++++ Recorded data

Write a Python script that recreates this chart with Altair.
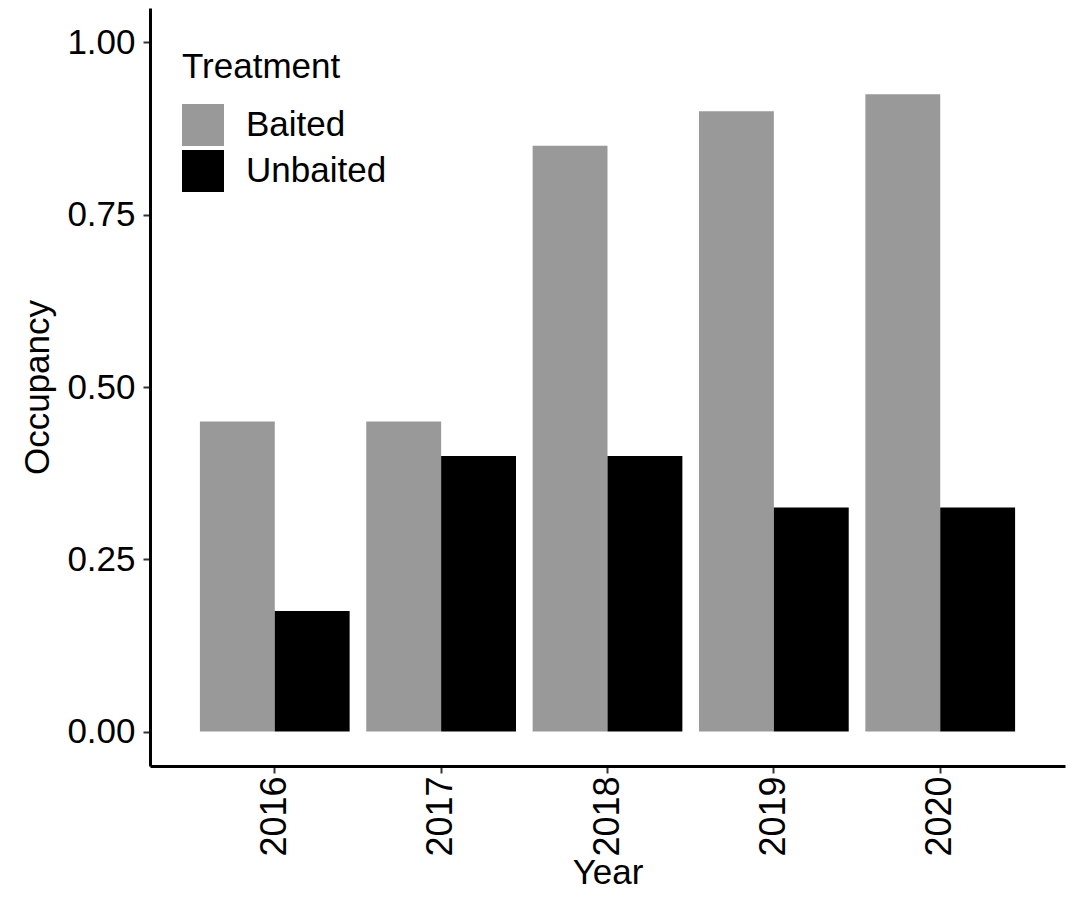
import altair as alt
import pandas as pd

years = ["2016", "2017", "2018", "2019", "2020"]
baited = [0.45, 0.45, 0.85, 0.90, 0.925]
unbaited = [0.175, 0.40, 0.40, 0.325, 0.325]
treatments = ["Baited", "Unbaited"]
colors = ["#999999", "#000000"]
y_ticks = [0, 0.25, 0.5, 0.75, 1.0]

rows = []
for yr, b, u in zip(years, baited, unbaited):
    rows.append({"Year": yr, "Treatment": "Baited", "Occupancy": b})
    rows.append({"Year": yr, "Treatment": "Unbaited", "Occupancy": u})
df = pd.DataFrame(rows)

FONT = "Liberation Sans"
FS = 35

chart = (
    alt.Chart(df)
    .mark_bar()
    .encode(
        x=alt.X(
            "Year:N",
            sort=years,
            scale=alt.Scale(paddingInner=0.1, paddingOuter=0.3),
            axis=alt.Axis(
                title="Year",
                labelAngle=-90,
                labelPadding=3,
                labelFontSize=36,
                titleY=117,
                titleBaseline="alphabetic",
            ),
        ),
        xOffset=alt.XOffset(
            "Treatment:N",
            sort=treatments,
            scale=alt.Scale(paddingInner=0, paddingOuter=0),
        ),
        y=alt.Y(
            "Occupancy:Q",
            scale=alt.Scale(domain=[-0.05, 1.05], nice=False, zero=False),
            axis=alt.Axis(
                title="Occupancy",
                values=y_ticks,
                format=".2f",
                labelPadding=8,
                titlePadding=11,
            ),
        ),
        y2=alt.datum(0),
        color=alt.Color(
            "Treatment:N",
            sort=treatments,
            scale=alt.Scale(domain=treatments, range=colors),
            legend=alt.Legend(
                title="Treatment",
                orient="none",
                legendX=32,
                legendY=42,
                symbolType="square",
                symbolSize=1764,
                symbolStrokeWidth=0,
                symbolOpacity=1,
                labelFontSize=FS,
                labelFont=FONT,
                labelColor="#000000",
                labelOffset=22,
                titleFontSize=FS,
                titleFont=FONT,
                titleFontWeight="normal",
                titleColor="#000000",
                titlePadding=19,
                rowPadding=4,
                padding=0,
            ),
        ),
    )
    .properties(
        width=915,
        height=758,
        autosize=alt.AutoSizeParams(type="none"),
        padding={"left": 142, "top": 0, "right": 5, "bottom": 125},
    )
    .configure_view(stroke=None)
    .configure_axis(
        grid=False,
        domainColor="#000000",
        domainWidth=3,
        tickColor="#333333",
        tickWidth=2,
        tickSize=7,
        labelFont=FONT,
        labelFontSize=FS,
        labelColor="#000000",
        titleFont=FONT,
        titleFontSize=FS,
        titleFontWeight="normal",
        titleColor="#000000",
    )
)

chart.save("out.html", embed_options={"renderer": "svg", "actions": False})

++++++++

Everything from the top line of the data down to and including the line with "import pandas as pd" is to be copied, except the pictures.

**Written reply:**
Write a Python script that recreates this chart with Altair.
import altair as alt
import pandas as pd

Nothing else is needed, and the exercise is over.